▸ RECORDS SUPPLIED:
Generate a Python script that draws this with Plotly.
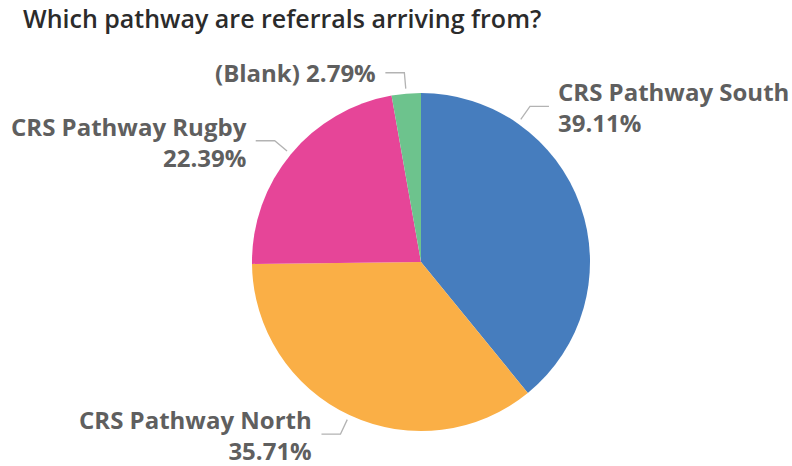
import math
import plotly.graph_objects as go

# ---- data ----
categories = ["CRS Pathway South", "CRS Pathway North", "CRS Pathway Rugby", "(Blank)"]
shares = [39.11, 35.71, 22.39, 2.79]
colors = ["#467DBE", "#FAAF46", "#E64598", "#6DC38D"]
title_text = "Which pathway are referrals arriving from?"

# ---- layout constants ----
W, H = 792, 466
CX, CY, R = 421, 262, 169          # pie centre / radius in pixels (from top-left)
R_START, R_ELBOW, H_LEN, GAP = 174, 190, 19, 7
LABEL_FONT = dict(family="Open Sans, Noto Sans, sans-serif", size=24, color="#5F5F5F", weight="bold")
# Power BI nudged the South leader away from its slice mid-angle
angle_shift = {"CRS Pathway South": -35.4}
single_line = {"(Blank)"}


def px(x, y):
    return x / W, 1 - y / H


fig = go.Figure(go.Pie(
    labels=categories, values=shares, sort=False, direction="clockwise", rotation=0,
    marker=dict(colors=colors, line=dict(width=0)),
    textinfo="none", hoverinfo="skip", showlegend=False,
    domain=dict(x=[(CX - R) / W, (CX + R) / W], y=[(H - CY - R) / H, (H - CY + R) / H]),
))

total = sum(shares)
cum = 0.0
shapes, annotations = [], []
for cat, val in zip(categories, shares):
    mid = (cum + val / 2) / total * 360
    cum += val
    ang = math.radians(mid + angle_shift.get(cat, 0))
    sx, sy = CX + R_START * math.sin(ang), CY - R_START * math.cos(ang)
    ex, ey = CX + R_ELBOW * math.sin(ang), CY - R_ELBOW * math.cos(ang)
    side = 1 if math.sin(ang) >= 0 else -1
    hx = ex + side * H_LEN
    p = [px(sx, sy), px(ex, ey), px(hx, ey)]
    path = "M {} {} L {} {} L {} {}".format(p[0][0], p[0][1], p[1][0], p[1][1], p[2][0], p[2][1])
    shapes.append(dict(type="path", path=path, xref="paper", yref="paper",
                       line=dict(color="#B3B3B3", width=1.3)))
    pct = "{:.2f}%".format(val)
    text = f"{cat} {pct}" if cat in single_line else f"{cat}<br>{pct}"
    tx, ty = px(hx + side * GAP, ey + (0 if cat in single_line else 1))
    annotations.append(dict(
        x=tx, y=ty, xref="paper", yref="paper", text=text, showarrow=False,
        xanchor="left" if side > 0 else "right", yanchor="middle",
        align="left" if side > 0 else "right", font=LABEL_FONT,
    ))

fig.update_layout(
    width=W, height=H, margin=dict(l=0, r=0, t=0, b=0),
    paper_bgcolor="white", plot_bgcolor="white",
    title=dict(text=title_text, x=23 / W, xanchor="left", y=1 - 19 / H, yanchor="middle",
               xref="paper", yref="paper",
               font=dict(family="Open Sans, sans-serif", size=25, color="#2B2B2B", weight=600)),
    shapes=shapes, annotations=annotations,
)

fig.write_html("out.html")
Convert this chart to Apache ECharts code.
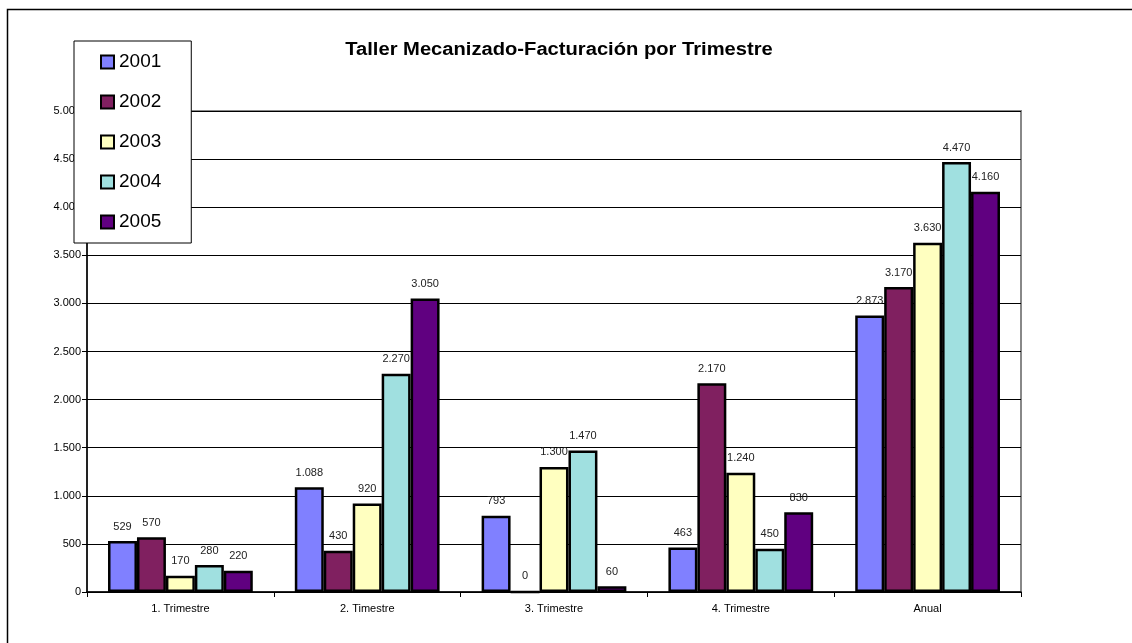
<!DOCTYPE html>
<html>
<head>
<meta charset="utf-8">
<script src="https://cdn.jsdelivr.net/npm/echarts@6/dist/echarts.min.js"></script>
<style>
  html, body { margin: 0; padding: 0; background: #fff; }
  #chart { width: 1132px; height: 643px; }
</style>
</head>
<body>
<div id="chart"></div>
<script>
// datos
const categories = ['1. Trimestre', '2. Timestre', '3. Trimestre', '4. Trimestre', 'Anual'];
const years = ['2001', '2002', '2003', '2004', '2005'];
const v2001 = [529, 1088, 793, 463, 2873];
const v2002 = [570, 430, 0, 2170, 3170];
const v2003 = [170, 920, 1300, 1240, 3630];
const v2004 = [280, 2270, 1470, 450, 4470];
const v2005 = [220, 3050, 60, 830, 4160];
const yearColors = ['#8080FF', '#802060', '#FFFFC0', '#A0E0E0', '#600080'];
const chartTitle = 'Taller Mecanizado-Facturación por Trimestre';

const seriesValues = [v2001, v2002, v2003, v2004, v2005];

// 1234 -> "1.234"
const fmt = (n) => String(n).replace(/\B(?=(\d{3})+(?!\d))/g, '.');

const font = 'Arial, "Liberation Sans", sans-serif';

const chart = echarts.init(document.getElementById('chart'));

const option = {
  animation: false,
  graphic: [
    {
      type: 'rect',
      shape: { x: 7.5, y: 9.5, width: 1300, height: 800 },
      style: { fill: 'none', stroke: '#000', lineWidth: 1.5 },
      silent: true
    },
    {
      // título algo más ancho, como en Excel
      type: 'text',
      x: 559,
      y: 50,
      scaleX: 1.12,
      style: {
        text: chartTitle,
        font: 'bold 18px ' + font,
        fill: '#000',
        align: 'center',
        verticalAlign: 'middle'
      },
      silent: true
    }
  ],
  legend: {
    orient: 'vertical',
    left: 74,
    top: 41,
    padding: [11, 30, 11, 26],
    itemGap: 20,
    itemWidth: 13,
    itemHeight: 13,
    icon: 'rect',
    backgroundColor: '#fff',
    borderColor: '#000',
    borderWidth: 1,
    textStyle: { fontFamily: font, fontSize: 19, color: '#000', lineHeight: 20 },
    data: years
  },
  grid: { left: 87, right: 111, top: 111, bottom: 51, show: true, borderColor: '#888', borderWidth: 2 },
  xAxis: {
    type: 'category',
    data: categories,
    axisLine: { lineStyle: { color: '#000', width: 1.5 } },
    axisTick: { show: true, length: 5, lineStyle: { color: '#000' } },
    axisLabel: { fontFamily: font, fontSize: 11, color: '#000', margin: 11 }
  },
  yAxis: {
    type: 'value',
    min: 0,
    max: 5000,
    interval: 500,
    axisLine: { show: true, lineStyle: { color: '#000', width: 1.5 } },
    axisTick: { show: true, length: 5, lineStyle: { color: '#000' } },
    axisLabel: { fontFamily: font, fontSize: 11, color: '#000', margin: 6, formatter: fmt },
    splitLine: { lineStyle: { color: '#000', width: 1 } }
  },
  series: years.map((y, i) => ({
    name: y,
    type: 'bar',
    data: seriesValues[i],
    barGap: '0%',
    barCategoryGap: '22.5%',
    itemStyle: { color: yearColors[i], borderColor: '#000', borderWidth: 2.5 },
    label: {
      show: true,
      position: 'top',
      distance: 9,
      fontFamily: font,
      fontSize: 11,
      color: '#222',
      formatter: (p) => fmt(p.value)
    }
  }))
};

chart.setOption(option);
</script>
</body>
</html>
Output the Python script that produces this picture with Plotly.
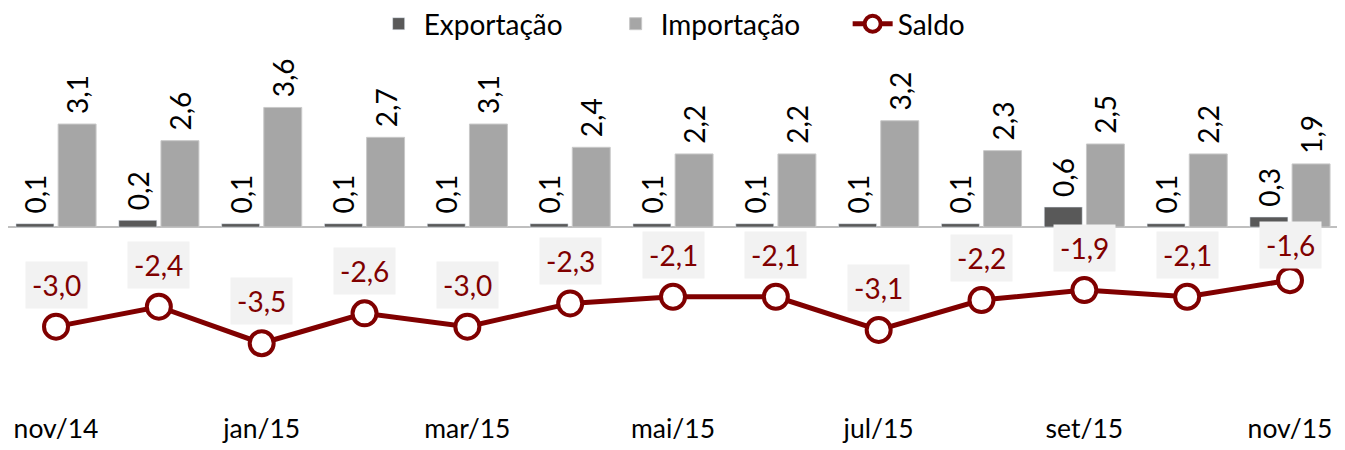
import plotly.graph_objects as go

months = ["nov/14", "dez/14", "jan/15", "fev/15", "mar/15", "abr/15", "mai/15",
          "jun/15", "jul/15", "ago/15", "set/15", "out/15", "nov/15"]
exportacao = [0.1, 0.2, 0.1, 0.1, 0.1, 0.1, 0.1, 0.1, 0.1, 0.1, 0.6, 0.1, 0.3]
importacao = [3.1, 2.6, 3.6, 2.7, 3.1, 2.4, 2.2, 2.2, 3.2, 2.3, 2.5, 2.2, 1.9]
saldo = [-3.0, -2.4, -3.5, -2.6, -3.0, -2.3, -2.1, -2.1, -3.1, -2.2, -1.9, -2.1, -1.6]
tick_labels = months[::2]

FONT = "Lato"
RED = "#800000"


def fmt(v):
    return f"{v:.1f}".replace(".", ",")


# the page body adds an 8px offset, so the figure is sized to fill the rest of the window
W, H = 1337, 442
M_L, M_R, M_T, M_B = 0, 4, 42, 40
Y_MIN, Y_MAX = -5.51, 5.33
PLOT_H = H - M_T - M_B
PX_PER_UNIT = PLOT_H / (Y_MAX - Y_MIN)
X_RANGE = [-0.467, 12.496]

fig = go.Figure()
fig.add_trace(go.Bar(
    x=months, y=exportacao, name="Exportação",
    marker=dict(color="#595959"),
    text=["\u00a0" + fmt(v) for v in exportacao], textposition="outside", textangle=-90,
    constraintext="none", cliponaxis=False,
    textfont=dict(family=FONT, size=28, color="#000000"),
))
fig.add_trace(go.Bar(
    x=months, y=importacao, name="Importação",
    marker=dict(color="#a6a6a6", line=dict(color="#c8c8c8", width=1)),
    text=["\u00a0" + fmt(v) for v in importacao], textposition="outside", textangle=-90,
    constraintext="none", cliponaxis=False,
    textfont=dict(family=FONT, size=28, color="#000000"),
))
fig.add_trace(go.Scatter(
    x=months, y=saldo, name="Saldo", mode="lines+markers",
    line=dict(color=RED, width=5),
    marker=dict(symbol="circle", size=24, color="white", line=dict(color=RED, width=4)),
    cliponaxis=False,
))

annotations = []
for m, v in zip(months, saldo):
    shift = min(42, abs(v) * PX_PER_UNIT - 18)
    annotations.append(dict(
        x=m, y=v, text=fmt(v), showarrow=False, yshift=shift,
        bgcolor="#f2f2f2", borderpad=6,
        font=dict(family=FONT, size=28, color=RED),
    ))

fig.update_layout(
    width=W, height=H,
    margin=dict(l=M_L, r=M_R, t=M_T, b=M_B, autoexpand=False),
    paper_bgcolor="white", plot_bgcolor="white",
    barmode="group", bargap=0.18, bargroupgap=0.1,
    font=dict(family=FONT, size=28, color="#000000"),
    legend=dict(orientation="h", x=0.541, xanchor="center", y=1 + (M_T + 9) / PLOT_H, yanchor="top",
                font=dict(family=FONT, size=28, color="#000000"),
                itemwidth=40, entrywidth=182, bgcolor="rgba(0,0,0,0)"),
    annotations=annotations,
    xaxis=dict(type="category", range=X_RANGE,
               tickvals=tick_labels, ticktext=tick_labels,
               showgrid=False, showline=False, ticks="",
               tickfont=dict(family=FONT, size=26.5, color="#000000")),
    yaxis=dict(range=[Y_MIN, Y_MAX], showgrid=False, showticklabels=False, ticks="",
               zeroline=True, zerolinecolor="#bfbfbf", zerolinewidth=2, showline=False),
)

fig.write_html("out.html")
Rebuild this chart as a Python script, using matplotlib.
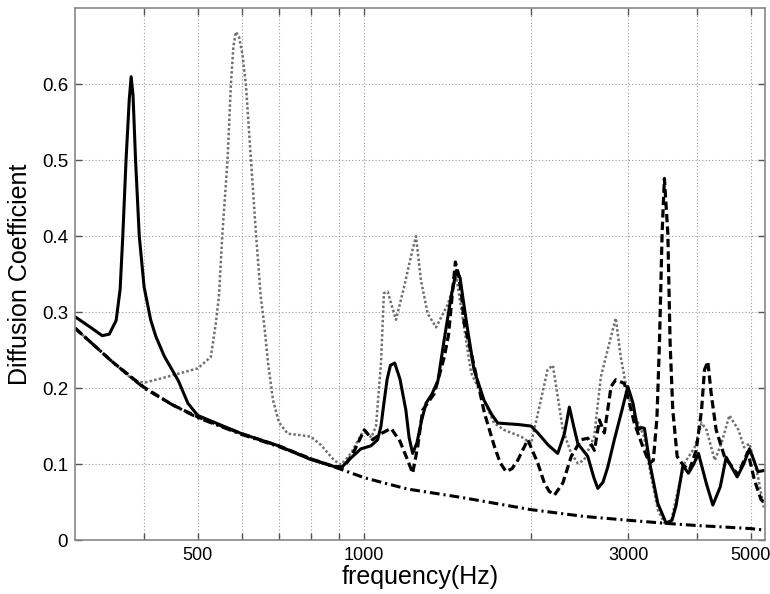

▸ AIM OF THE EXERCISE: Without the pictures, copy the entries from their first line through the line containing "pathway are referrals", and only those lines.

▸ SOLUTION TO THE PROBLEM:
Generate a Python script that draws this with Plotly.
import math
import plotly.graph_objects as go

# ---- data ----
categories = ["CRS Pathway South", "CRS Pathway North", "CRS Pathway Rugby", "(Blank)"]
shares = [39.11, 35.71, 22.39, 2.79]
colors = ["#467DBE", "#FAAF46", "#E64598", "#6DC38D"]
title_text = "Which pathway are referrals arriving from?"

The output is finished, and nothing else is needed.